- _Collected material_:
= = =
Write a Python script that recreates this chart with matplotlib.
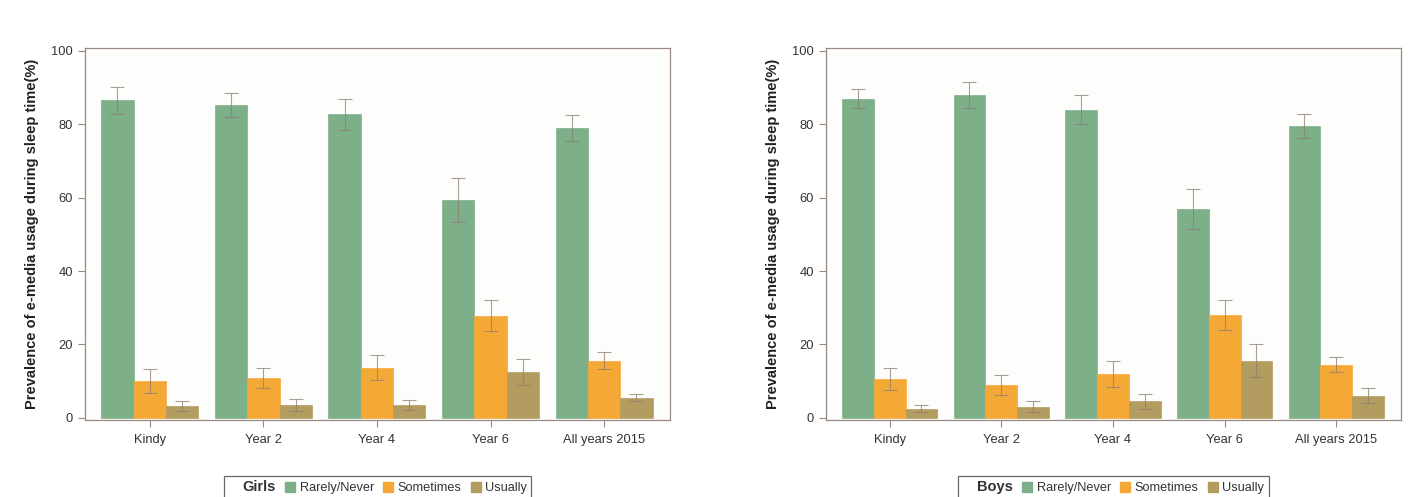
import numpy as np
import matplotlib.pyplot as plt
from matplotlib.patches import Rectangle
from matplotlib.lines import Line2D

plt.rcParams['font.family'] = ['Liberation Sans', 'DejaVu Sans']

groups = ['Kindy', 'Year 2', 'Year 4', 'Year 6', 'All years 2015']
series = ['Rarely/Never', 'Sometimes', 'Usually']
colors = ['#7daf89', '#f4a937', '#b29c60']

# girls: values and upper CI
girls_rare = [86.5, 85.3, 82.7, 59.5, 79.0]
girls_some = [10.0, 10.8, 13.7, 27.8, 15.5]
girls_usu = [3.2, 3.5, 3.5, 12.5, 5.5]
girls_rare_hi = [90.2, 88.5, 87.0, 65.5, 82.5]
girls_some_hi = [13.3, 13.5, 17.0, 32.0, 17.8]
girls_usu_hi = [4.6, 5.2, 4.8, 16.0, 6.5]

# boys
boys_rare = [87.0, 88.0, 84.0, 57.0, 79.5]
boys_some = [10.5, 9.0, 12.0, 28.0, 14.5]
boys_usu = [2.5, 3.0, 4.5, 15.5, 6.0]
boys_rare_hi = [89.5, 91.5, 88.0, 62.5, 82.8]
boys_some_hi = [13.5, 11.8, 15.5, 32.0, 16.5]
boys_usu_hi = [3.5, 4.5, 6.5, 20.0, 8.0]

fig = plt.figure(figsize=(14.16, 4.97), dpi=100)
fig.patch.set_facecolor('white')

spine_col = '#9a8a82'
err_col = '#8f7f70'


def panel(ax, vals, his, title):
    x = np.arange(len(groups))
    w = 0.285
    for i, (v, hi) in enumerate(zip(vals, his)):
        v = np.array(v)
        hi = np.array(hi)
        pos = x + (i - 1) * w
        ax.bar(pos, v, width=w, color=colors[i], edgecolor=colors[i], lw=0.5, zorder=2)
        lo = v - (hi - v)
        ax.errorbar(pos, v, yerr=[v - lo, hi - v], fmt='none', ecolor=err_col,
                    elinewidth=0.8, capsize=5, capthick=0.8, alpha=0.75, zorder=3)
    ax.set_xlim(-0.57, 4.58)
    ax.set_ylim(-0.6, 100.8)
    ax.set_xticks(x)
    ax.set_xticklabels(groups)
    ax.set_yticks([0, 20, 40, 60, 80, 100])
    ax.tick_params(axis='both', direction='out', length=5, width=0.8,
                   color=spine_col, labelsize=9.3, labelcolor='#333333')
    ax.tick_params(axis='x', pad=5)
    ax.set_ylabel('Prevalence of e-media usage during sleep time(%)',
                  fontsize=10.5, fontweight='bold', color='#222222', labelpad=9)
    ax.set_facecolor('#fdfdfb')
    for s in ax.spines.values():
        s.set_color(spine_col)
        s.set_linewidth(0.9)

    handles = [Rectangle((0, 0), 1, 1, fc='none', ec='none')]
    handles += [Line2D([], [], marker='s', ls='none', ms=7, color=c) for c in colors]
    leg = ax.legend(handles, [title] + series, ncol=4, loc='upper center',
                    bbox_to_anchor=(0.5, -0.14), frameon=True, fancybox=False,
                    edgecolor='#444444', fontsize=9.2, handlelength=0.8,
                    handletextpad=0.35, columnspacing=0.7, borderpad=0.35,
                    borderaxespad=0.3)
    leg.get_frame().set_linewidth(0.9)
    t = leg.get_texts()
    t[0].set_fontweight('bold')
    t[0].set_fontsize(10.5)
    for tt in t:
        tt.set_color('#333333')


ax1 = fig.add_axes([85 / 1416, 1 - 420 / 497, (670 - 85) / 1416, (420 - 48) / 497])
ax2 = fig.add_axes([826 / 1416, 1 - 420 / 497, (1401 - 826) / 1416, (420 - 48) / 497])

panel(ax1, [girls_rare, girls_some, girls_usu],
      [girls_rare_hi, girls_some_hi, girls_usu_hi], 'Girls')
panel(ax2, [boys_rare, boys_some, boys_usu],
      [boys_rare_hi, boys_some_hi, boys_usu_hi], 'Boys')

fig.savefig('out.png', dpi=100)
= = =
Without the pictures, write out the whole listing above exactly as it appears.

Write a Python script that recreates this chart with matplotlib.
import numpy as np
import matplotlib.pyplot as plt
from matplotlib.patches import Rectangle
from matplotlib.lines import Line2D

plt.rcParams['font.family'] = ['Liberation Sans', 'DejaVu Sans']

groups = ['Kindy', 'Year 2', 'Year 4', 'Year 6', 'All years 2015']
series = ['Rarely/Never', 'Sometimes', 'Usually']
colors = ['#7daf89', '#f4a937', '#b29c60']

# girls: values and upper CI
girls_rare = [86.5, 85.3, 82.7, 59.5, 79.0]
girls_some = [10.0, 10.8, 13.7, 27.8, 15.5]
girls_usu = [3.2, 3.5, 3.5, 12.5, 5.5]
girls_rare_hi = [90.2, 88.5, 87.0, 65.5, 82.5]
girls_some_hi = [13.3, 13.5, 17.0, 32.0, 17.8]
girls_usu_hi = [4.6, 5.2, 4.8, 16.0, 6.5]

# boys
boys_rare = [87.0, 88.0, 84.0, 57.0, 79.5]
boys_some = [10.5, 9.0, 12.0, 28.0, 14.5]
boys_usu = [2.5, 3.0, 4.5, 15.5, 6.0]
boys_rare_hi = [89.5, 91.5, 88.0, 62.5, 82.8]
boys_some_hi = [13.5, 11.8, 15.5, 32.0, 16.5]
boys_usu_hi = [3.5, 4.5, 6.5, 20.0, 8.0]

fig = plt.figure(figsize=(14.16, 4.97), dpi=100)
fig.patch.set_facecolor('white')

spine_col = '#9a8a82'
err_col = '#8f7f70'


def panel(ax, vals, his, title):
    x = np.arange(len(groups))
    w = 0.285
    for i, (v, hi) in enumerate(zip(vals, his)):
        v = np.array(v)
        hi = np.array(hi)
        pos = x + (i - 1) * w
        ax.bar(pos, v, width=w, color=colors[i], edgecolor=colors[i], lw=0.5, zorder=2)
        lo = v - (hi - v)
        ax.errorbar(pos, v, yerr=[v - lo, hi - v], fmt='none', ecolor=err_col,
                    elinewidth=0.8, capsize=5, capthick=0.8, alpha=0.75, zorder=3)
    ax.set_xlim(-0.57, 4.58)
    ax.set_ylim(-0.6, 100.8)
    ax.set_xticks(x)
    ax.set_xticklabels(groups)
    ax.set_yticks([0, 20, 40, 60, 80, 100])
    ax.tick_params(axis='both', direction='out', length=5, width=0.8,
                   color=spine_col, labelsize=9.3, labelcolor='#333333')
    ax.tick_params(axis='x', pad=5)
    ax.set_ylabel('Prevalence of e-media usage during sleep time(%)',
                  fontsize=10.5, fontweight='bold', color='#222222', labelpad=9)
    ax.set_facecolor('#fdfdfb')
    for s in ax.spines.values():
        s.set_color(spine_col)
        s.set_linewidth(0.9)

    handles = [Rectangle((0, 0), 1, 1, fc='none', ec='none')]
    handles += [Line2D([], [], marker='s', ls='none', ms=7, color=c) for c in colors]
    leg = ax.legend(handles, [title] + series, ncol=4, loc='upper center',
                    bbox_to_anchor=(0.5, -0.14), frameon=True, fancybox=False,
                    edgecolor='#444444', fontsize=9.2, handlelength=0.8,
                    handletextpad=0.35, columnspacing=0.7, borderpad=0.35,
                    borderaxespad=0.3)
    leg.get_frame().set_linewidth(0.9)
    t = leg.get_texts()
    t[0].set_fontweight('bold')
    t[0].set_fontsize(10.5)
    for tt in t:
        tt.set_color('#333333')


ax1 = fig.add_axes([85 / 1416, 1 - 420 / 497, (670 - 85) / 1416, (420 - 48) / 497])
ax2 = fig.add_axes([826 / 1416, 1 - 420 / 497, (1401 - 826) / 1416, (420 - 48) / 497])

panel(ax1, [girls_rare, girls_some, girls_usu],
      [girls_rare_hi, girls_some_hi, girls_usu_hi], 'Girls')
panel(ax2, [boys_rare, boys_some, boys_usu],
      [boys_rare_hi, boys_some_hi, boys_usu_hi], 'Boys')

fig.savefig('out.png', dpi=100)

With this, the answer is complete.